On Wednesday, US President Donald Trump vowed more aggressive strikes on Iran, without offering a timeline ‌for ending hostilities. Tehran responded by warning the United States and Israel that "more crushing, broader and more destructive" attacks were in store.

Encouraged by clerical rulers, supporters of the regime take to the streets each night, filling public squares to show loyalty even as bombs rain down across the country.

Analysts say the establishment is also seeking to raise the "political and reputational" cost of the strikes at a time when civilian casualties are deeply disturbing for Iranians.

Omid Memarian, ‌a senior Iran analyst at DAWN, a Washington-based think tank, said the decision to send officials into gatherings reflects a layered strategy, including an effort to sustain the morale of core supporters ⁠at a moment of acute pressure.

"The system ⁠relies heavily on this base; if its supporters withdraw from public space, its ability to project control and authority weakens significantly," Memarian said.

Speaking to state television, some in the crowds voice unwavering loyalty to Iran's leadership; others oppose the bombing of their country regardless of politics; and some have a stake in the system, including government employees, students and others whose livelihoods are tied to it.

Hadi Ghaemi, head of the New York-based Center for Human Rights in Iran, said the establishment is using such loyal crowds as human shields to raise the cost of any assassination attempts.

"By being in the middle of large crowds they have protections that would make Israeli-American attacks against them very bloody and generate sympathy worldwide," he said.

POTENTIAL PROTESTERS STAY OFF STREETS AT NIGHT

The Islamic republic emerged from a 1979 revolution backed by millions of Iranians. But decades of rule marked by corruption, repression and mismanagement have thinned that support, alienating many ordinary people.

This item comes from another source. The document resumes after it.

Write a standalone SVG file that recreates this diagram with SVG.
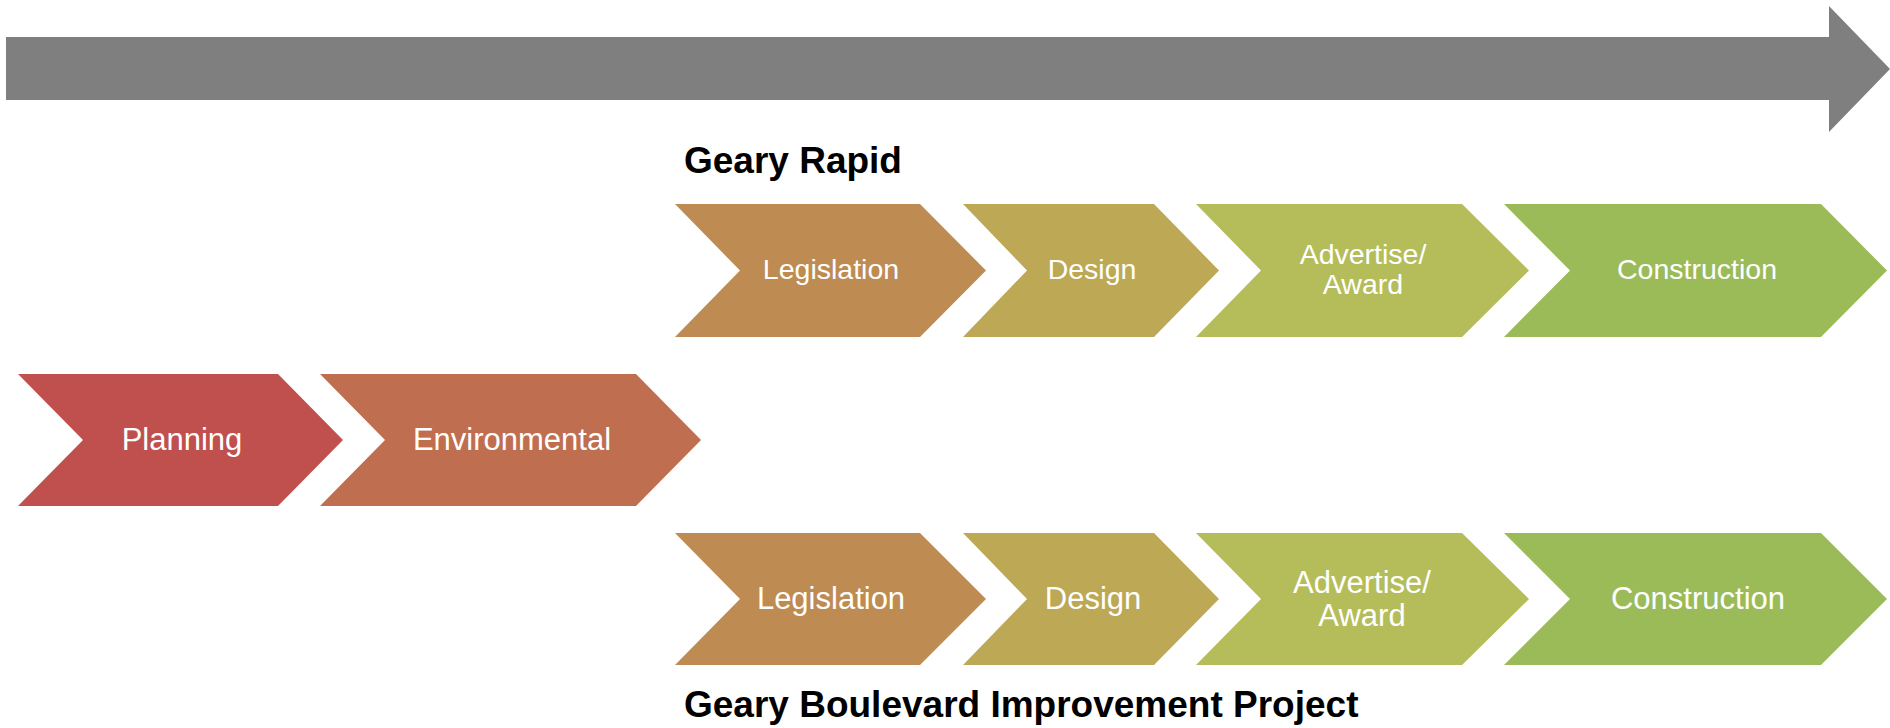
<svg xmlns="http://www.w3.org/2000/svg" width="1890" height="728" viewBox="0 0 1890 728">
<style>
.lbl{font-family:"Liberation Sans",Arial,sans-serif;fill:#ffffff;text-anchor:middle}
.r1{font-size:28.5px}
.r2{font-size:31px}
.hd{font-family:"Liberation Sans",Arial,sans-serif;font-weight:bold;font-size:37px;fill:#000000}
.planning{fill:#C0504D}
.env{fill:#C06E50}
.leg{fill:#BE8B52}
.des{fill:#BCA855}
.adv{fill:#B5BD5A}
.con{fill:#9BBB59}
</style>
<rect width="1890" height="728" fill="#ffffff"/>
<g id="timeline">
<polygon points="6,37 1829,37 1829,6 1890,69 1829,132 1829,100 6,100" fill="#7F7F7F"/>
</g>
<g id="heading-rapid"><text class="hd" x="684" y="173">Geary Rapid</text></g>
<g id="heading-gbip"><text class="hd" x="684" y="717">Geary Boulevard Improvement Project</text></g>
<g id="planning">
<polygon class="planning" points="18,374 278,374 343,440 278,506 18,506 83,440"/>
<text class="lbl r2" x="182" y="450">Planning</text>
</g>
<g id="environmental">
<polygon class="env" points="320,374 636,374 701,440 636,506 320,506 385,440"/>
<text class="lbl r2" x="512" y="450">Environmental</text>
</g>
<g id="rapid-legislation">
<polygon class="leg" points="675,204 920,204 986,270.5 920,337 675,337 740,270.5"/>
<text class="lbl r1" x="831" y="279">Legislation</text>
</g>
<g id="rapid-design">
<polygon class="des" points="963,204 1154,204 1219,270.5 1154,337 963,337 1027,270.5"/>
<text class="lbl r1" x="1092" y="279">Design</text>
</g>
<g id="rapid-advertise">
<polygon class="adv" points="1196,204 1462,204 1529,270.5 1462,337 1196,337 1261,270.5"/>
<text class="lbl r1" x="1363" y="264">Advertise/</text>
<text class="lbl r1" x="1363" y="294">Award</text>
</g>
<g id="rapid-construction">
<polygon class="con" points="1504,204 1821,204 1887,270.5 1821,337 1504,337 1570,270.5"/>
<text class="lbl r1" x="1697" y="279">Construction</text>
</g>
<g id="gbip-legislation">
<polygon class="leg" points="675,533 920,533 986,599 920,665 675,665 740,599"/>
<text class="lbl r2" x="831" y="609">Legislation</text>
</g>
<g id="gbip-design">
<polygon class="des" points="963,533 1154,533 1219,599 1154,665 963,665 1027,599"/>
<text class="lbl r2" x="1093" y="609">Design</text>
</g>
<g id="gbip-advertise">
<polygon class="adv" points="1196,533 1462,533 1529,599 1462,665 1196,665 1261,599"/>
<text class="lbl r2" x="1362" y="593">Advertise/</text>
<text class="lbl r2" x="1362" y="626">Award</text>
</g>
<g id="gbip-construction">
<polygon class="con" points="1504,533 1821,533 1887,599 1821,665 1504,665 1570,599"/>
<text class="lbl r2" x="1698" y="609">Construction</text>
</g>
<g id="connectors"></g>
</svg>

While there has been little sign so far of anti-government protests that erupted in January and abated after a deadly crackdown, the establishment has adopted harsh measures, such as arrests, executions and large-scale deployment of security forces, to prevent any sparks of dissent.

Rights groups have warned about "rushed executions" during wartime after Iran hanged at least seven political prisoners during the war.

"Many potential protesters are frightened by the continuing presence of armed men and violent crowds in the streets and largely stay at home once darkness falls," Ghaemi said.